I thought I was ready for Sharknado, I really did.
I was fully aware of the premise, which involves hundreds of sharks raining down on a waterlogged Los Angeles after being sucked out of the Pacific Ocean by a freak hurricane.
(Yeah, that's right, the official synopsis says it's a hurricane, not the tornado promised by the title, although it actually looks more like the waterspout of a typhoon, but hey, I'm no meteorologist, and clearly neither are the filmmakers, not that they seem particularly fussed about the finer points of the plot, which director Anthony C. Ferrante has succinctly summed up as, "There's a flood. And a storm. Don't worry about it.")
I knew it stars Ian Ziering, best known for playing a smug Steve in Beverly Hills 90210, and Tara Reid, whose career prospects and face have both slipped somewhat since she appeared in 1999's American Pie.
And I was cognisant of the fact Sharknado was made by production company The Asylum, which over the past 16 years has made approximately 130 other straight-to-video gems (eg, 2010's Mega Shark vs Crocosaurus).

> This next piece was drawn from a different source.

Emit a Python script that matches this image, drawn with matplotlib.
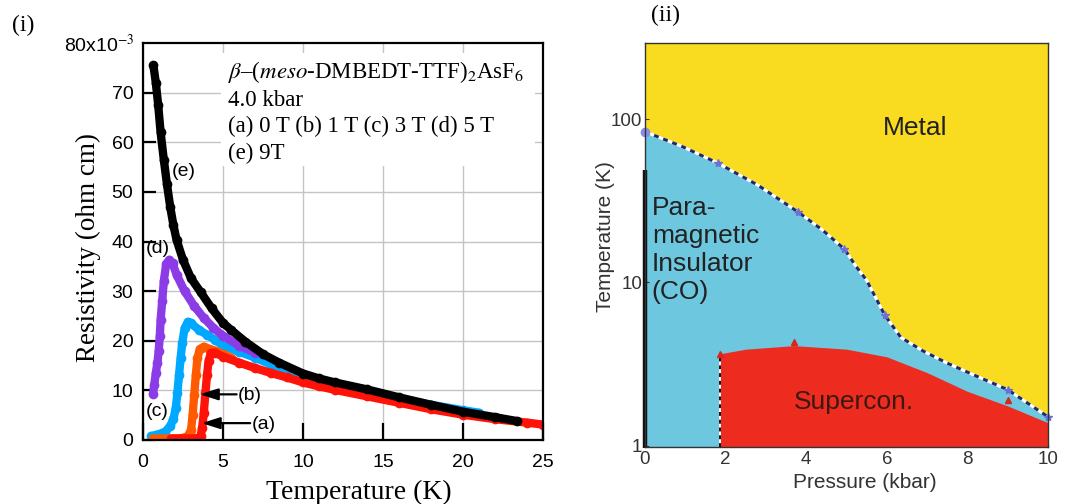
import matplotlib
matplotlib.use("Agg")
import matplotlib.pyplot as plt
from matplotlib.patches import Rectangle
import numpy as np

plt.rcParams['mathtext.fontset'] = 'stix'

# ---------------- Panel (i) data: resistivity vs temperature ----------------
T_a = [1.75, 2.3, 2.7, 3.1, 3.45, 3.6, 3.7, 3.8, 3.9, 4.0, 4.1, 4.25, 4.5, 5.0, 6.0, 7.0, 8.0,
       9.0, 10, 11, 12, 14, 16, 18, 20, 22, 24, 25]
R_a = [0.3, 0.3, 0.3, 0.3, 0.4, 0.8, 2.5, 5.5, 9.5, 13.0, 16.0, 17.5, 17.6, 16.8, 15.6, 14.5, 13.5,
       12.6, 11.6, 10.8, 10.1, 8.8, 7.5, 6.2, 5.1, 4.2, 3.5, 3.1]

T_b = [0.6, 1.0, 1.5, 2.0, 2.5, 2.8, 3.0, 3.1, 3.2, 3.3, 3.4, 3.55, 3.8, 4.1, 4.5, 5.0, 5.5]
R_b = [0.3, 0.3, 0.3, 0.3, 0.4, 0.8, 2.0, 5.0, 9.0, 13.0, 16.5, 18.3, 18.8, 18.4, 18.0, 17.3, 16.6]

T_c = [0.5, 0.8, 1.1, 1.4, 1.7, 1.9, 2.05, 2.15, 2.25, 2.35, 2.45, 2.6, 2.8, 3.0, 3.5, 4.0,
       4.5, 5.0, 6.0, 7.0, 8.0, 10, 12, 14, 16, 18, 20, 21]
R_c = [0.8, 1.0, 1.3, 1.7, 2.8, 4.2, 6.5, 9.5, 13.0, 16.5, 19.5, 22.5, 23.8, 23.5, 22.2, 21.2,
       20.2, 19.0, 17.8, 16.6, 15.2, 13.1, 11.3, 9.9, 8.3, 7.1, 6.0, 5.5]

T_d = [0.62, 0.7, 0.8, 0.9, 0.98, 1.05, 1.1, 1.2, 1.3, 1.45, 1.65, 1.85, 2.1, 2.6, 3.2, 3.8,
       4.4, 5.0, 6.0, 7.0]
R_d = [9.3, 11.0, 13.5, 15.5, 18.0, 21.0, 24.2, 28.0, 32.0, 35.5, 36.3, 35.6, 33.3, 30.0, 27.0,
       24.6, 22.6, 21.0, 19.0, 17.6]

T_e = [0.65, 0.8, 0.95, 1.1, 1.3, 1.5, 1.7, 1.9, 2.1, 2.5, 3.0, 3.6, 4.3, 5.0, 5.5, 6.4, 7.5,
       8.5, 10, 11, 12, 14, 16, 18, 20, 22, 23.4]
R_e = [75.5, 72.0, 67.5, 62.0, 56.5, 51.5, 47.0, 43.3, 40.3, 36.3, 32.6, 29.8, 26.5, 23.6, 22.2,
       19.8, 17.3, 15.6, 13.4, 12.4, 11.6, 10.2, 8.6, 7.1, 5.7, 4.6, 3.8]

x_ticks_i = [0, 5, 10, 15, 20, 25]
y_ticks_i = [0, 10, 20, 30, 40, 50, 60, 70]

# ---------------- Panel (ii) data: phase diagram ----------------
P_mi = [0, 0.93, 1.8, 2.8, 3.8, 4.4, 4.95, 5.24, 5.5, 5.95, 6.35, 6.9, 7.5, 8.1, 9.0, 10.0]
T_mi = [84, 68, 54, 39.5, 27, 21, 16, 12.5, 10.3, 6.3, 4.6, 3.8, 3.2, 2.75, 2.2, 1.5]

P_sc = [1.85, 2.5, 3.7, 5.0, 6.0, 7.0, 8.0, 9.0, 10.0]
T_sc = [3.65, 3.9, 4.1, 3.9, 3.5, 2.8, 2.15, 1.75, 1.38]

P_mi_pts = [1.8, 3.8, 4.95, 5.95, 9.0, 10.0]
T_mi_pts = [54, 27, 16, 6.3, 2.2, 1.5]
P_sc_pts = [1.85, 3.7, 9.0]
T_sc_pts = [3.65, 4.3, 1.9]
P_co_bar = [0, 0]
T_co_bar = [0.97, 49]
x_ticks_ii = [0, 2, 4, 6, 8, 10]
y_ticks_ii = [1, 10, 100]

SERIF = 'Liberation Serif'
SANS = 'Liberation Sans'

fig = plt.figure(figsize=(10.67, 5.04), dpi=100)

# ======================= Panel (i) =======================
W, H = 1067.0, 504.0
ax1 = fig.add_axes([143 / W, 1 - 440 / H, 400 / W, 397 / H])
ax1.set_xlim(0, 25)
ax1.set_ylim(0, 80)
ax1.set_xticks(x_ticks_i)
ax1.set_yticks(y_ticks_i)
ax1.grid(True, color='#c4c4c4', lw=1.0, zorder=0)
ax1.set_axisbelow(True)
for s in ax1.spines.values():
    s.set_linewidth(1.6)
    s.set_zorder(10)
ax1.tick_params(axis='x', direction='in', length=12, width=1.6, pad=10, labelsize=14)
ax1.tick_params(axis='y', direction='in', length=9, width=1.6, pad=7, labelsize=14)
for lab in ax1.get_xticklabels() + ax1.get_yticklabels():
    lab.set_fontfamily(SANS)

# white box behind the legend text
ax1.add_patch(Rectangle((0.195, 0.69), 0.785, 0.285, transform=ax1.transAxes,
                        facecolor='white', edgecolor='none', zorder=1))

lw, ms = 6, 7
kw = dict(lw=lw, ms=ms, mew=0, solid_capstyle='round', solid_joinstyle='round')
ax1.plot(T_c, R_c, '-o', color='#00a8ff', zorder=3, **kw)
ax1.plot(T_d, R_d, '-o', color='#8c3ce6', zorder=3, **kw)
ax1.plot(T_b, R_b, '-o', color='#ff5a00', zorder=4, **kw)
ax1.plot(T_a, R_a, '-o', color='#ff1208', zorder=5, **kw)
ax1.plot(T_e, R_e, '-o', color='black', zorder=6, **kw)

fs_leg = 16.5
ax1.text(5.3, 74.2, r'$\beta$–($\mathit{meso}$-DMBEDT-TTF)$_2$AsF$_6$', fontfamily=SERIF,
         fontsize=fs_leg, va='center', ha='left', zorder=7)
ax1.text(5.3, 68.5, '4.0 kbar', fontfamily=SERIF, fontsize=fs_leg, va='center', ha='left', zorder=7)
ax1.text(5.3, 63.1, '(a) 0 T (b) 1 T (c) 3 T (d) 5 T', fontfamily=SERIF, fontsize=fs_leg,
         va='center', ha='left', zorder=7)
ax1.text(5.3, 57.8, '(e) 9T', fontfamily=SERIF, fontsize=fs_leg, va='center', ha='left', zorder=7)

ann_fs = 14
ax1.text(2.55, 54.1, '(e)', fontfamily=SANS, fontsize=ann_fs, ha='center', va='center', zorder=8)
ax1.text(0.9, 38.6, '(d)', fontfamily=SANS, fontsize=ann_fs, ha='center', va='center', zorder=8)
ax1.text(0.9, 5.7, '(c)', fontfamily=SANS, fontsize=ann_fs, ha='center', va='center', zorder=8)
ax1.annotate('', xy=(3.55, 9.2), xytext=(5.85, 9.2),
             arrowprops=dict(arrowstyle='-|>,head_length=1.1,head_width=0.35', lw=1.6,
                             color='black', shrinkA=0, shrinkB=0), zorder=8)
ax1.text(5.9, 9.0, '(b)', fontfamily=SANS, fontsize=ann_fs, ha='left', va='center', zorder=8)
ax1.annotate('', xy=(3.67, 3.4), xytext=(6.7, 3.4),
             arrowprops=dict(arrowstyle='-|>,head_length=1.1,head_width=0.35', lw=1.6,
                             color='black', shrinkA=0, shrinkB=0), zorder=8)
ax1.text(6.8, 3.2, '(a)', fontfamily=SANS, fontsize=ann_fs, ha='left', va='center', zorder=8)

ax1.text(-0.02, 80, r'80x10$^{-3}$', transform=ax1.get_yaxis_transform(), fontfamily=SANS,
         fontsize=14, ha='right', va='center_baseline')

ax1.set_xlabel('Temperature (K)', fontfamily=SERIF, fontsize=20)
ax1.xaxis.label.set_va('center')
ax1.xaxis.set_label_coords(0.54, -0.131)
ax1.set_ylabel('Resistivity (ohm cm)', fontfamily=SERIF, fontsize=19.5)
ax1.yaxis.label.set_va('center')
ax1.yaxis.set_label_coords(-0.1375, 0.484)

fig.text(23 / W, 1 - 25 / H, '(i)', fontfamily=SERIF, fontsize=17, ha='center', va='center')

# ======================= Panel (ii) =======================
ax2 = fig.add_axes([645 / W, 1 - 447.3 / H, 403 / W, 404.6 / H])
ax2.set_yscale('log')
ax2.set_xlim(0, 10)
ax2.set_ylim(0.976, 295)
ax2.set_facecolor('#f9dc1f')
ax2.fill_between(P_mi, 0.5, T_mi, color='#6dc7df', lw=0, zorder=1)
ax2.fill_between(P_sc, 0.5, T_sc, color='#ee2b1f', lw=0, zorder=2)

ax2.plot(P_mi, T_mi, color='white', lw=2.2, zorder=3)
ax2.plot(P_mi, T_mi, color='#1f2a6e', lw=2.2, ls=(0, (1.6, 1.6)), zorder=4)
ax2.plot([P_sc[0], P_sc[0]], [0.976, T_sc[0]], color='white', lw=1.4, zorder=3)
ax2.plot([P_sc[0], P_sc[0]], [0.976, T_sc[0]], color='#111111', lw=1.4, ls=(0, (2, 2)), zorder=4)
ax2.plot(P_co_bar, T_co_bar, color='#111111', lw=3.2, solid_capstyle='butt', zorder=5,
         clip_on=False)
ax2.plot([P_mi[0]], [T_mi[0]], 'o', color='#8a8ee0', ms=6, zorder=6, clip_on=False)
ax2.plot(P_mi_pts, T_mi_pts, '*', color='#6c70d8', ms=6, zorder=6, clip_on=False)
ax2.plot(P_sc_pts, T_sc_pts, '^', color='#d8261c', ms=5, zorder=6, clip_on=False)

ax2.set_xticks(x_ticks_ii)
ax2.set_yticks(y_ticks_ii)
ax2.set_yticklabels([str(v) for v in y_ticks_ii])
ax2.yaxis.set_minor_locator(matplotlib.ticker.NullLocator())
for s in ax2.spines.values():
    s.set_linewidth(1.0)
    s.set_color('#333333')
    s.set_zorder(10)
ax2.tick_params(axis='both', direction='in', length=3, width=0.8, colors='#333333',
                labelcolor='#333333', labelsize=13.5)
ax2.tick_params(axis='x', pad=3)
ax2.tick_params(axis='y', pad=2)
for lab in ax2.get_xticklabels() + ax2.get_yticklabels():
    lab.set_fontfamily(SANS)

ax2.text(6.7, 88.4, 'Metal', fontfamily=SANS, fontsize=19, color='#222222',
         ha='center', va='center', zorder=7)
ax2.text(0.17, 15.8, 'Para-\nmagnetic\nInsulator\n(CO)', fontfamily=SANS, fontsize=19,
         color='#222222', ha='left', va='center', ma='left', zorder=7)
ax2.text(5.19, 1.85, 'Supercon.', fontfamily=SANS, fontsize=19, color='#3a1a10',
         ha='center', va='center', zorder=7)

ax2.set_xlabel('Pressure (kbar)', fontfamily=SANS, fontsize=15, color='#333333')
ax2.xaxis.label.set_va('center')
ax2.xaxis.set_label_coords(0.546, -0.086)
ax2.set_ylabel('Temperature (K)', fontfamily=SANS, fontsize=15, color='#333333')
ax2.yaxis.label.set_va('center')
ax2.yaxis.set_label_coords(-0.099, 0.52)

fig.text(665 / W, 1 - 15 / H, '(ii)', fontfamily=SERIF, fontsize=17, ha='center', va='center')

fig.savefig('out.png', dpi=100)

Thus forewarned I settled down to enjoy, in an appropriately ironic way, what promised to be an utterly craptastic home cinema experience.
Oh, the naivety. Oh, the humanity! OMG!
With the benefit of hindsight, I suspect nothing can satisfactorily prepare viewers for the havoc this disaster of a disaster movie will wreak on their critical faculties. I do, however, have two tips that should help you get through.
1. Don't watch it alone. I can't emphasise this enough. It's essential to have at least one person sitting next to you with whom you can share gobsmacked looks of disbelief and wittily derisive comments. Without someone to confirm that, yes, you did just see a character get eaten by the shark that burst through the window of his landlocked suburban living room, you're likely to be convinced you're in the grip of a particularly savage acid flashback.
2. Don't concoct a drinking game that involves imbibing whenever there's an unbelievably bad special effect, appalling example of acting and/or execrable line of dialogue. If you do, you'll require urgent paramedic attention before the first commercial break. Seriously.
It's a moot point whether their elite military training would, ahem, keep them afloat in the shark-infested streets of Los Angeles, but I'm pretty sure the stars of new Maori Television series Survive Aotearoa would take to the surreal situation like, well, ducks to water. They certainly prove impressively adept at enduring various hardships in the hinterlands of New Zealand.
In each of the series' 13 episodes, ex-Special Forces members Chris Kumeroa and Barrie Rice demonstrate a set of survival skills specific to the circumstances they find themselves in. This week, the two become separated on the banks of the Whanganui River after a horse-riding mishap and, in the course finding one another and then making their way out of the bush, they show viewers techniques for tracking, making a splint, building a shelter, fashioning a flax rope, fishing with glow-worm bait, and skinning and gutting an eel.
Even if the set-up is exactly that, the show otherwise seems utterly authentic, as do the charismatically low-key presenters, making it an excellent antidote to the imperfect storm playing earlier in the week.
Sharknado screens Tuesday, 8.30pm, on Prime; Survive Aotearoa debuts Thursday, 7.30pm, on Maori Television.